Tuesday, January 26, 2010

Stuy Town Blues Part 2


Last August I blogged about the growing debacle of Stuyvesant Town and Peter Cooper Village -- the housing developments on the Lower East Side that were sold to the real estate company Tishman Speyer in 2006.

This was the single biggest real estate deal in history, with Tishman Speyer paying over $5.4 billion for the 80 acre property.
Their goal was to shove out all of the middle class and rent-controlled tenants and replace them with rich NYU students and wealthier residents paying market rents. In order to make money on the deal, the new owners were going to have to evict more than 30% of the current residents and charge the new tenants close to $4000 a month. Needless to say, the real estate and economic bust of the last couple years blew that plan to hell. Plus the longtime tenents were rebelling at being evicted.

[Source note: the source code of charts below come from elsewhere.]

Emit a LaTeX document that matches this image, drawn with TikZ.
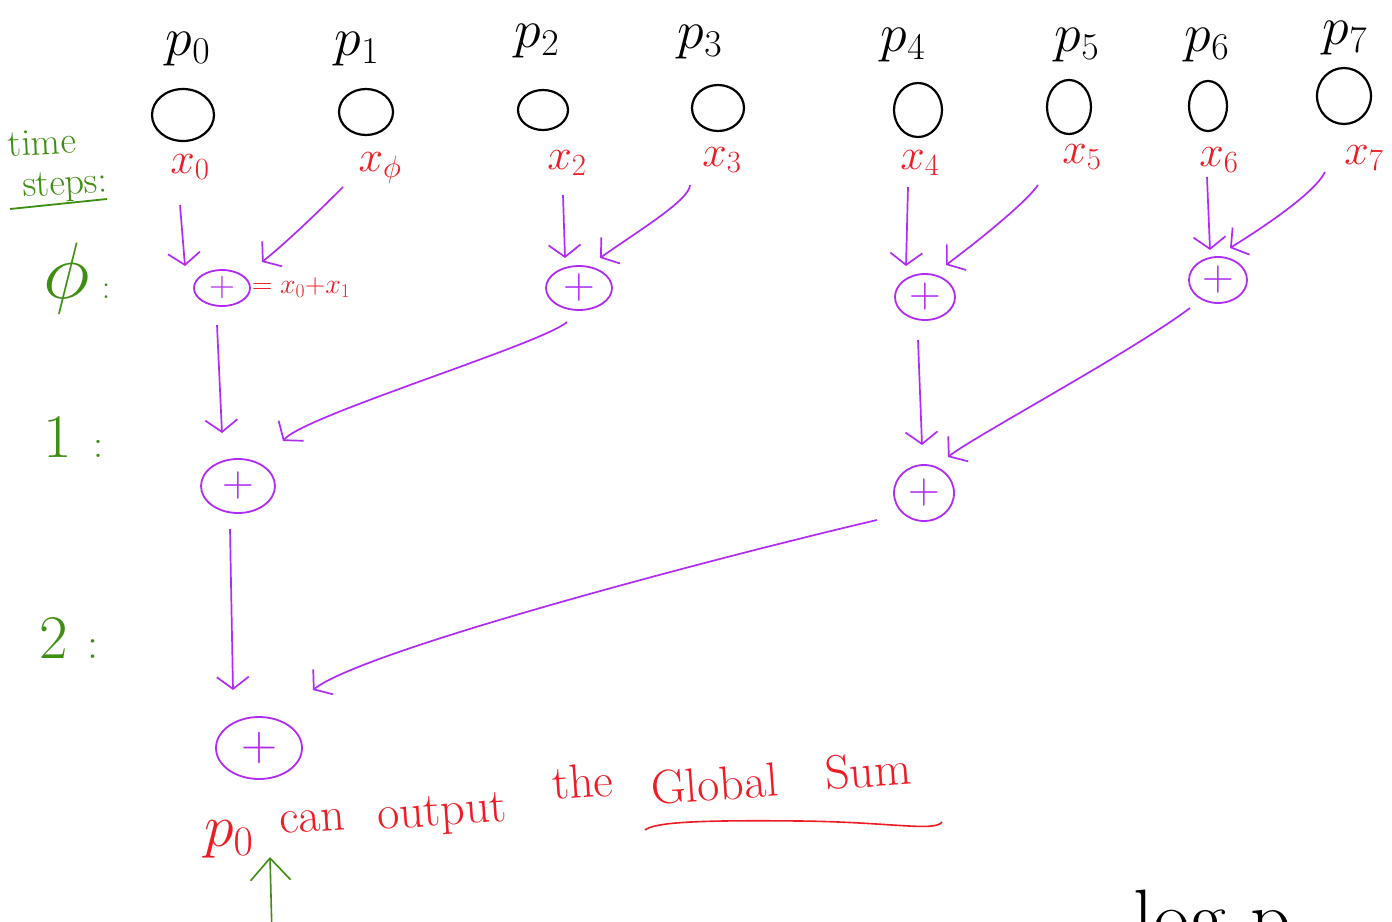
\RequirePackage{fix-cm}
\documentclass[tikz,border=0pt]{standalone}
\usepackage{fontspec}
\usetikzlibrary{shapes.geometric,arrows.meta,calc}
\definecolor{hpurple}{HTML}{B02CF5}
\definecolor{hred}{HTML}{EE1C24}
\definecolor{hgreen}{HTML}{3E8E12}
\newcommand{\fs}[1]{\fontsize{#1}{#1}\selectfont}
\begin{document}
\begin{tikzpicture}[x=1pt,y=-1pt,
  proc/.style={draw=black, line width=2.2pt, ellipse, inner sep=0pt},
  sumnode/.style={draw=hpurple, line width=1.8pt, ellipse, inner sep=0pt, text=hpurple, font=\fs{44}},
  plabel/.style={font=\fs{54}, inner sep=1pt},
  xlabel/.style={text=hred, font=\fs{44}},
  steplabel/.style={text=hgreen, font=\fs{62}, anchor=west},
  arr/.style={draw=hpurple, line width=1.7pt, -{Straight Barb[length=12pt,width=32pt]}},
  redword/.style={text=hred, font=\fs{48}, rotate=4, anchor=base west, inner sep=0pt}]
\useasboundingbox (0,0) rectangle (1392,921);
\fill[white] (0,0) rectangle (1392,921);
\clip (0,0) rectangle (1392,921);

% processors
\node[proc, minimum width=62, minimum height=52] (c0) at (183,115) {};
\node[proc, minimum width=54, minimum height=46] (c1) at (366,112) {};
\node[proc, minimum width=50, minimum height=40] (c2) at (543,110) {};
\node[proc, minimum width=52, minimum height=46] (c3) at (718,108) {};
\node[proc, minimum width=48, minimum height=54] (c4) at (918,110) {};
\node[proc, minimum width=44, minimum height=54] (c5) at (1069,107) {};
\node[proc, minimum width=38, minimum height=50] (c6) at (1208,106) {};
\node[proc, minimum width=54, minimum height=56] (c7) at (1344,96) {};

% processor labels
\node[plabel] (p0) at (188,49) {$p_0$};
\node[plabel] (p1) at (357,49) {$p_1$};
\node[plabel] (p2) at (537,41) {$p_2$};
\node[plabel] (p3) at (700,42) {$p_3$};
\node[plabel] (p4) at (903,45) {$p_4$};
\node[plabel] (p5) at (1077,45) {$p_5$};
\node[plabel] (p6) at (1207,45) {$p_6$};
\node[plabel] (p7) at (1345,38) {$p_7$};

% values
\node[xlabel] (x0) at (190,167) {$x_0$};
\node[xlabel] (x1) at (380,168) {$x_\phi$};
\node[xlabel] (x2) at (567,163) {$x_2$};
\node[xlabel] (x3) at (722,160) {$x_3$};
\node[xlabel] (x4) at (920,163) {$x_4$};
\node[xlabel] (x5) at (1082,157) {$x_5$};
\node[xlabel] (x6) at (1219,160) {$x_6$};
\node[xlabel] (x7) at (1364,158) {$x_7$};

% sum nodes
\node[sumnode, minimum width=56, minimum height=36, font=\fs{36}] (a0) at (222,288) {+};
\node[sumnode, minimum width=66, minimum height=44] (a1) at (579,288) {+};
\node[sumnode, minimum width=60, minimum height=46] (a2) at (925,297) {+};
\node[sumnode, minimum width=58, minimum height=46] (a3) at (1218,280) {+};
\node[sumnode, minimum width=74, minimum height=54] (b0) at (238,486) {+};
\node[sumnode, minimum width=60, minimum height=56] (b1) at (924,493) {+};
\node[sumnode, minimum width=86, minimum height=62, font=\fs{50}] (r) at (259,748) {+};

\node[text=hred, font=\fs{28}, anchor=west, inner sep=1pt] (eq) at (a0.east) {$=x_0{+}x_1$};

% level 0 arrows
\draw[arr] ($(x0)+(-10,38)$) -- ($(a0)+(-37,-22)$);
\draw[arr] ($(x1)+(-37,19)$) .. controls +(-25,25) and +(25,-20) .. ($(a0)+(40,-26)$);
\draw[arr] ($(x2)+(-4,32)$) -- ($(a1)+(-14,-30)$);
\draw[arr] ($(x3)+(-32,25)$) .. controls +(0,15) and +(35,-25) .. ($(a1)+(21,-30)$);
\draw[arr] ($(x4)+(-12,24)$) -- ($(a2)+(-19,-31)$);
\draw[arr] ($(x5)+(-44,28)$) .. controls +(-10,15) and +(40,-30) .. ($(a2)+(21,-32)$);
\draw[arr] ($(x6)+(-12,17)$) -- ($(a3)+(-8,-30)$);
\draw[arr] ($(x7)+(-39,14)$) .. controls +(-10,20) and +(40,-25) .. ($(a3)+(12,-32)$);

% level 1 arrows
\draw[arr] ($(a0)+(-5,37)$) -- ($(b0)+(-16,-53)$);
\draw[arr] ($(a1)+(-12,34)$) .. controls +(-25,22) and +(20,-25) .. ($(b0)+(45,-45)$);
\draw[arr] ($(a2)+(-7,43)$) -- ($(b1)+(-2,-48)$);
\draw[arr] ($(a3)+(-28,28)$) .. controls +(-60,45) and +(25,-20) .. ($(b1)+(24,-36)$);

% level 2 arrows
\draw[arr] ($(b0)+(-8,43)$) -- ($(r)+(-26,-58)$);
\draw[arr] ($(b1)+(-47,27)$) .. controls +(-150,35) and +(50,-40) .. ($(r)+(54,-58)$);

% time steps
\node[text=hgreen, font=\fs{38}, align=left, rotate=3, inner sep=1pt] (ts) at (58,166) {time\\[3pt]\hspace*{12pt}steps:};
\draw[hgreen, line width=1.8pt] (10,209) -- (107,199);
\node[steplabel, font=\fs{80}] (s0) at (40,278) {$\phi$\hspace{12pt}{\fs{34}:}};
\node[steplabel] (s1) at (40,437) {1\hspace{22pt}{\fs{40}:}};
\node[steplabel] (s2) at (36,638) {2\hspace{20pt}{\fs{44}:}};

% bottom text
\node[text=hred, font=\fs{60}, anchor=base west, inner sep=0pt] (pz) at (204,846) {$p_0$};
\node[redword] (w1) at (280,834) {can};
\node[redword] (w2) at (378,830) {output};
\node[redword] (w3) at (553,800) {the};
\node[redword] (w4) at (652,805) {Global};
\node[redword] (w5) at (826,790) {Sum};
\draw[hred, line width=1.6pt] (645,830) .. controls (655,822) and (700,820) .. (800,821) .. controls (890,822) and (935,832) .. (942,822);

% green pointer
\coordinate (gbot) at (272,935);
\coordinate (gtip) at (270,857);
\draw[hgreen, line width=1.6pt, -{Straight Barb[length=22pt,width=40pt]}] (gbot) -- (gtip);

% log p (cut off at the lower edge, as in the reference)
\node[anchor=base west, font=\fs{80}, inner sep=0pt] (logp) at (1133,945) {log p};
\end{tikzpicture}
\end{document}
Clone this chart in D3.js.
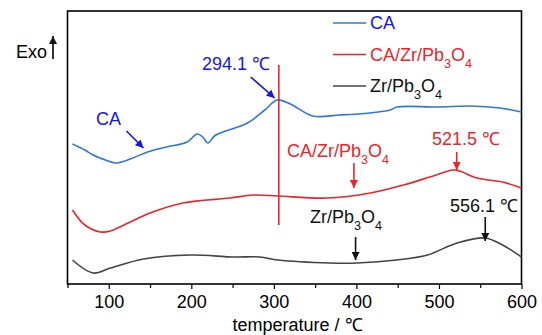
<!DOCTYPE html>
<html>
<head>
<meta charset="utf-8">
<script src="https://cdn.jsdelivr.net/npm/d3@7/dist/d3.min.js"></script>
<style>
  body { margin: 0; background: #fff; }
  text { font-family: "Liberation Sans", Arial, sans-serif; }
</style>
</head>
<body>
<svg id="dsc" width="542" height="335"></svg>
<script>
// DSC curves (heat flow in arbitrary units, offset per curve)
var caTemp  = [56, 71, 81, 96, 108, 126, 147, 170, 195, 207, 214, 220, 228, 235, 268, 289, 304, 320, 347, 380, 416, 441, 449, 498, 538, 574, 600];
var caVal   = [140, 134, 129, 124, 121, 125, 132, 137, 142, 150, 147, 141, 148, 151, 161, 174, 184, 180, 168, 169, 171, 174, 177, 177, 178, 176, 172];
var czpTemp = [56, 71, 90, 102, 126, 150, 190, 247, 275, 305, 364, 417, 457, 489, 517, 525, 546, 577, 600];
var czpVal  = [74, 59, 52, 53, 62, 71, 81, 86, 89, 88, 86, 91, 99, 107, 114, 113, 106, 102, 96];
var zpTemp  = [56, 81, 102, 142, 199, 251, 283, 305, 368, 401, 449, 486, 522, 556, 577, 600];
var zpVal   = [24, 11, 16, 25, 29, 27, 27, 24, 21, 21, 24, 29, 41, 46, 39, 27];

var xMajor = [100, 200, 300, 400, 500, 600];
var xMinor = [50, 150, 250, 350, 450, 550];
var xDomain = [50, 600];
var yDomain = [0, 273];

var seriesNames = ["CA", "CA/Zr/Pb_3O_4", "Zr/Pb_3O_4"];
var lineColors = ["#2f78d8", "#e8262a", "#444444"];
var textColors = ["#1515e8", "#e8262a", "#111111"];

var markerTemp = 306, markerRange = [59, 219];

var width = 542, height = 335;
var margin = {top: 11, right: 20.5, bottom: 51, left: 67.5};
var fs = 18;

var x = d3.scaleLinear().domain(xDomain).range([margin.left, width - margin.right]);
var y = d3.scaleLinear().domain(yDomain).range([height - margin.bottom, margin.top]);

var svg = d3.select("#dsc");

var defs = svg.append("defs");
textColors.forEach(function(c, i) {
  defs.append("marker")
      .attr("id", "ah" + i)
      .attr("viewBox", "0 0 10 10")
      .attr("refX", 10).attr("refY", 5)
      .attr("markerWidth", 10).attr("markerHeight", 8)
      .attr("markerUnits", "userSpaceOnUse")
      .attr("orient", "auto")
    .append("path")
      .attr("d", "M0,0L10,5L0,10Z")
      .attr("fill", c);
});

// label with _n subscripts
function label(g, str, xx, yy, color, size, anchor) {
  var t = g.append("text")
      .attr("x", xx).attr("y", yy)
      .attr("fill", color)
      .attr("font-size", size)
      .attr("text-anchor", anchor || "start");
  var parts = str.split(/(_\d)/);
  var down = false;
  parts.forEach(function(p) {
    if (!p) return;
    if (p[0] == "_") {
      t.append("tspan").attr("dy", down ? 0 : 7).attr("font-size", size * 0.7).text(p.slice(1));
      down = true;
    } else {
      t.append("tspan").attr("dy", down ? -7 : 0).text(p);
      down = false;
    }
  });
  return t;
}

// axes
svg.append("g")
    .attr("transform", "translate(0," + (height - margin.bottom) + ")")
    .call(d3.axisBottom(x).tickValues(xMinor).tickSize(4).tickSizeOuter(0).tickFormat(""))
    .call(function(g) { g.select(".domain").remove(); g.selectAll("line").attr("stroke-width", 1.2); });

var xa = svg.append("g")
    .attr("transform", "translate(0," + (height - margin.bottom) + ")")
    .call(d3.axisBottom(x).tickValues(xMajor).tickSize(5).tickPadding(6).tickSizeOuter(0));
xa.select(".domain").remove();
xa.selectAll("line").attr("stroke-width", 1.2);
xa.selectAll("text")
    .attr("font-size", fs)
    .attr("font-family", "'Liberation Sans', Arial, sans-serif")
    .attr("fill", "#000");

svg.append("rect")
    .attr("x", margin.left).attr("y", margin.top)
    .attr("width", width - margin.left - margin.right)
    .attr("height", height - margin.top - margin.bottom)
    .attr("fill", "none").attr("stroke", "#000").attr("stroke-width", 1.6);

svg.append("text")
    .attr("x", (margin.left + width - margin.right) / 2 + 3)
    .attr("y", height - 4)
    .attr("text-anchor", "middle")
    .attr("font-size", fs)
    .text("temperature / \u2103");

svg.append("text")
    .attr("x", 16).attr("y", 58)
    .attr("font-size", fs)
    .text("Exo");
svg.append("line")
    .attr("x1", 53).attr("x2", 53).attr("y1", 59).attr("y2", 36)
    .attr("stroke", "#000").attr("stroke-width", 1.6)
    .attr("marker-end", "url(#ah2)");

// curves
var series = [[caTemp, caVal], [czpTemp, czpVal], [zpTemp, zpVal]];
var line = d3.line()
    .x(function(d) { return x(d[0]); })
    .y(function(d) { return y(d[1]); })
    .curve(d3.curveCatmullRom.alpha(0.5));

series.forEach(function(s, i) {
  svg.append("path")
      .datum(d3.zip(s[0], s[1]))
      .attr("fill", "none")
      .attr("stroke", lineColors[i])
      .attr("stroke-width", 1.6)
      .attr("d", line);
});

svg.append("line")
    .attr("x1", x(markerTemp)).attr("x2", x(markerTemp))
    .attr("y1", y(markerRange[0])).attr("y2", y(markerRange[1]))
    .attr("stroke", "#e8262a").attr("stroke-width", 1.6);

// legend
var leg = svg.append("g");
seriesNames.forEach(function(n, i) {
  var ly = 23 + i * 31.5;
  leg.append("line")
      .attr("x1", 333).attr("x2", 366)
      .attr("y1", ly).attr("y2", ly)
      .attr("stroke", lineColors[i]).attr("stroke-width", 1.6);
  label(leg, n, 370, ly + 6, textColors[i], fs);
});

// annotations: tip at (temp, value), tail offset in px, text position
var notes = [
  {text: "CA", t: 142, v: 136, dx: -17, dy: -17, tx: 96, ty: 125, c: 0},
  {text: "294.1 \u2103", t: 301, v: 186, dx: -24, dy: -21, tx: 202, ty: 70, c: 0},
  {text: "CA/Zr/Pb_3O_4", t: 397, v: 96, dx: 0, dy: -25, tx: 287, ty: 157, c: 1},
  {text: "521.5  \u2103", t: 521.5, v: 114, dx: 0, dy: -18, tx: 432, ty: 145, c: 1},
  {text: "Zr/Pb_3O_4", t: 399, v: 24, dx: 0, dy: -23, tx: 310, ty: 223, c: 2},
  {text: "556.1 \u2103", t: 556.1, v: 43, dx: 0, dy: -24, tx: 450, ty: 212, c: 2}
];

notes.forEach(function(d) {
  var px = x(d.t), py = y(d.v);
  svg.append("line")
      .attr("x1", px + d.dx).attr("y1", py + d.dy)
      .attr("x2", px).attr("y2", py)
      .attr("stroke", textColors[d.c]).attr("stroke-width", 1.6)
      .attr("marker-end", "url(#ah" + d.c + ")");
  label(svg, d.text, d.tx, d.ty, textColors[d.c], fs);
});
</script>
</body>
</html>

Tishman Speyer, apparently, was surprised by this. Wow.

Now the deal has gone bad -- really bad. Tishman Speyer is officially in default and they've turned over control of the properties to the creditors. Stuy Town and Peter Cooper now have a market value of less than $2 billion so this is a huge, huge financial disaster. Several investors, including some pension funds, have lost hundreds of millions.

It's a tale of greed and stupidity run amok. The smartest guys in the room proved to be the biggest morons of all. What a mess.

If there's any silver lining in this situation, it's that hopefully Stuyvesant Town and Peter Cooper residents will stop being evicted and remain in their homes. Hopefully they'll come out the winners.

And that will be a small victory for middle class NYC.